First, a new model is needed to account for the fundamental power shifts that have already and are continuing to take place. I am thinking not only of the seismic shifts of geopolitical and geo-economic power from West to East and from North to South, but also of the need to integrate new non-state actors who want to have their say and the capability to do so. Power has become much more distributed.

Thus, we need new models where governance processes on all levels integrate these newcomers in the most collaborative way. In the old world, it was hard power – hierarchical power – that was decisive. Then came soft power – the capability to have a convincing message. But today, we need to integrate empowered newcomers in what I call “collaborative power” – the capability to exercise collaborative power will determine the future on the business, national, regional and global levels.

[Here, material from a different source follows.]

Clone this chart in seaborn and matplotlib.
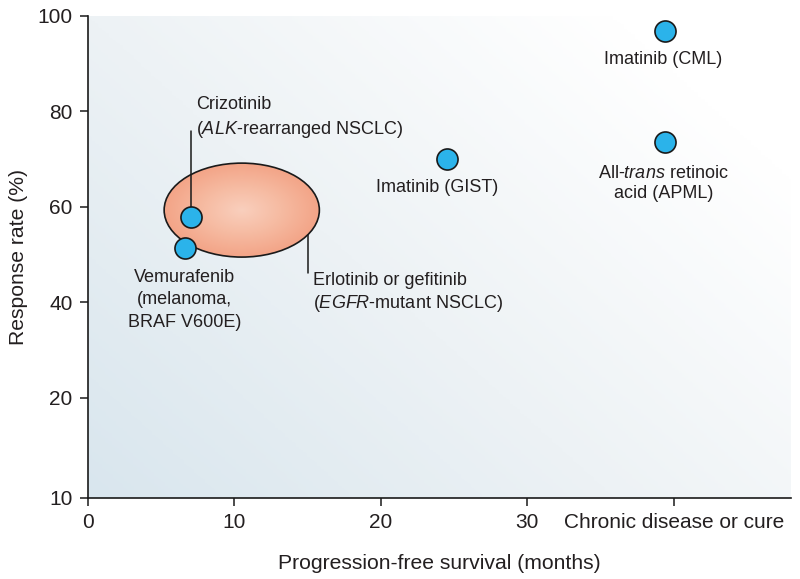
import numpy as np
import pandas as pd
import seaborn as sns
import matplotlib.pyplot as plt
from matplotlib.patches import Ellipse
from matplotlib.colors import LinearSegmentedColormap

# data
drugs = ["Imatinib (CML)", "ATRA (APML)", "Imatinib (GIST)", "Crizotinib", "Vemurafenib"]
pfs_months = [39.4, 39.4, 24.5, 7.0, 6.6]
response_pct = [96.9, 73.6, 70.0, 57.9, 51.4]
point_labels = [
    "Imatinib (CML)",
    "All-$\\it{trans}$ retinoic\nacid (APML)",
    "Imatinib (GIST)",
    "Crizotinib\n($\\it{ALK}$-rearranged NSCLC)",
    "Vemurafenib\n(melanoma,\nBRAF V600E)",
]

# EGFR TKI range (ellipse)
egfr_label = "Erlotinib or gefitinib\n($\\it{EGFR}$-mutant NSCLC)"
egfr_pfs_center, egfr_pfs_span = 10.5, 10.6
egfr_resp_center, egfr_resp_span = 59.3, 19.7

x_ticks = [0, 10, 20, 30, 40]
x_ticklabels = ["0", "10", "20", "30", "Chronic disease or cure"]
y_ticks = [-1, 20, 40, 60, 80, 100]
y_ticklabels = ["10", "20", "40", "60", "80", "100"]

df = pd.DataFrame({"drug": drugs, "pfs": pfs_months, "resp": response_pct})

sns.set_style("ticks")
plt.rcParams["font.family"] = ["Liberation Sans", "DejaVu Sans"]
plt.rcParams["mathtext.fontset"] = "custom"
plt.rcParams["mathtext.rm"] = "Liberation Sans"
plt.rcParams["mathtext.it"] = "Liberation Sans:italic"
text_col = "#231f20"

fig = plt.figure(figsize=(8, 5.79), dpi=100)
ax = fig.add_axes([0.110, 0.1404, 0.8786, 0.832])
ax.set_xlim(0, 48)
ax.set_ylim(-1, 100)

# background gradient: light blue bottom-left -> white top-right
u, v = np.meshgrid(np.linspace(0, 1, 200), np.linspace(0, 1, 200))
g = np.clip((u * 0.8 + v * 0.6) / 1.2, 0, 1)
bg_cmap = LinearSegmentedColormap.from_list("bg", ["#d9e6ee", "#edf2f5", "#ffffff"])
ax.imshow(g, cmap=bg_cmap, extent=[0, 48, -1, 100], origin="lower",
          aspect="auto", zorder=0, vmin=0, vmax=1)

# ellipse with radial gradient
ell = Ellipse((egfr_pfs_center, egfr_resp_center), egfr_pfs_span, egfr_resp_span,
              facecolor="none", edgecolor="#1a1a1a", lw=1.2, zorder=3)
ax.add_patch(ell)
eu, ev = np.meshgrid(np.linspace(-1, 1, 200), np.linspace(-1, 1, 200))
r = np.clip(np.sqrt(eu ** 2 + ev ** 2), 0, 1)
ell_cmap = LinearSegmentedColormap.from_list("ell", ["#f9cfbd", "#f6bba2", "#f3a487"])
im = ax.imshow(r, cmap=ell_cmap, vmin=0, vmax=1, aspect="auto", zorder=2,
               extent=[egfr_pfs_center - egfr_pfs_span / 2, egfr_pfs_center + egfr_pfs_span / 2,
                       egfr_resp_center - egfr_resp_span / 2, egfr_resp_center + egfr_resp_span / 2])
clip = Ellipse((egfr_pfs_center, egfr_resp_center), egfr_pfs_span, egfr_resp_span,
               transform=ax.transData, facecolor="none", edgecolor="none")
ax.add_patch(clip)
im.set_clip_path(clip)
ax.set_xlim(0, 48)
ax.set_ylim(-1, 100)

sns.scatterplot(data=df, x="pfs", y="resp", ax=ax, s=230, color="#2bb3ea",
                edgecolor="#1a1a1a", linewidth=1.2, zorder=5, legend=False)

# labels: offsets in points, alignment
label_offsets = [(-1, -14.5), (-1, -16.5), (-7, -14.5), (4, 55), (0, -15)]
label_ha = ["center", "center", "center", "left", "center"]
label_va = ["top", "top", "top", "bottom", "top"]
label_ls = [1.3, 1.25, 1.3, 1.45, 1.45]
for lab, x, y, off, ha, va, ls in zip(point_labels, pfs_months, response_pct,
                                      label_offsets, label_ha, label_va, label_ls):
    ax.annotate(lab, (x, y), xytext=off, textcoords="offset points",
                ha=ha, va=va, fontsize=13, color=text_col, linespacing=ls, zorder=6)

# leader line for Crizotinib
ax.plot([pfs_months[3], pfs_months[3]], [response_pct[3], 75.9], color="#1a1a1a", lw=1.1, zorder=4)

# leader line + label for EGFR ellipse
theta = np.deg2rad(-32)
lx = egfr_pfs_center + egfr_pfs_span / 2 * np.cos(theta)
ly = egfr_resp_center + egfr_resp_span / 2 * np.sin(theta)
ax.plot([lx, lx], [ly, 46.1], color="#1a1a1a", lw=1.1, zorder=4)
ax.text(lx + 0.35, 46.4, egfr_label, ha="left", va="top", fontsize=13,
        color=text_col, linespacing=1.3, zorder=6)

ax.set_xticks(x_ticks)
ax.set_xticklabels(x_ticklabels)
ax.set_yticks(y_ticks)
ax.set_yticklabels(y_ticklabels)
ax.tick_params(axis="both", direction="out", length=6, width=1.1, colors="#1a1a1a",
               labelsize=15, labelcolor=text_col, pad=5)
ax.set_xlabel("Progression-free survival (months)", fontsize=15.2, color=text_col, labelpad=16)
ax.set_ylabel("Response rate (%)", fontsize=15.2, color=text_col, labelpad=7)
sns.despine(ax=ax)
ax.spines["left"].set_linewidth(1.2)
ax.spines["bottom"].set_linewidth(1.2)
ax.spines["left"].set_color("#1a1a1a")
ax.spines["bottom"].set_color("#1a1a1a")

fig.savefig("out.png", dpi=100)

A second new model is needed to acknowledge that we live together in a multicultural, multi-ethnic and multi-religious world. Prevailing values will have to increasingly accommodate diversity with substantial challenges for national and individual identities. We will only make lasting progress by recognizing that we are different but interdependent. Thus, we have to cultivate a much greater feeling of regional and global togetherness.

A third new model is needed to seriously address the social impact of globalization and the new wave of technological innovation. Growing inequities within and between countries and rising unemployment are no longer sustainable and are triggering social protests, as witnessed throughout the world. We must rethink our traditional notions of economic growth and global competitiveness, not only by focusing on growth rates and market penetration, but also, equally – if not more importantly – by assessing the quality of economic growth.

How is growth to be achieved in the future? How sustainable is it and at what cost to the environment? How are the gains distributed? What has become of the family and community fabric, as well as of our culture and heritage? The time has come to embrace a much more holistic, inclusive and qualitative approach to economic development, based on the “stakeholder” and not on a pure “shareholder” concept.

We need a fourth new model for job creation. The global economy is growing more slowly, productivity is still making substantial progress and unemployment is skyrocketing. We also know that hundreds of millions of people will enter the job market in the next decade. In addition to the productivity increases driven by greater resource efficiency, the industry model is changing and moving upscale, where fewer people can produce much more value.

The key to mitigating a catastrophic situation is to provide young people with the capability to create their own jobs: to move from the pure concept of unemployment to the concept of micro-entrepreneurship. This will require fundamental changes in educational systems, nurturing a societal spirit of entrepreneurial risk-taking, allowing true gender equality – to integrate the other half of hidden talents – and making innovation and the support of innovation a key imperative in public and private life. The success of any national and business model for competitiveness in the future will be less based on capital and much more based on talent. I define this transition as moving from capitalism to “talentism”.

I have outlined only four of the new models that form part of the great transformation regionally and globally to illustrate that we are at a historic inflection point. In Davos, we will discuss many more aspects of the great transformation, particularly how they create new business models.

To respond to the expectations of the young generation, we have to provide them with the hope and confidence that they will not have to pay for the mistakes and excesses of the present generation. There is a tipping point where velocity, interconnectivity and complexity become so pervasive that the whole system collapses, regardless of whether certain elements at the surface have been addressed.

The Annual Meeting 2012 in Davos is the place where we must – individually and collectively – have the foresight, the commitment and collaborative power to shape the new models needed to safeguard our global future, and to respond to the expectations and hopes of the hundreds of millions of people who presently feel left out.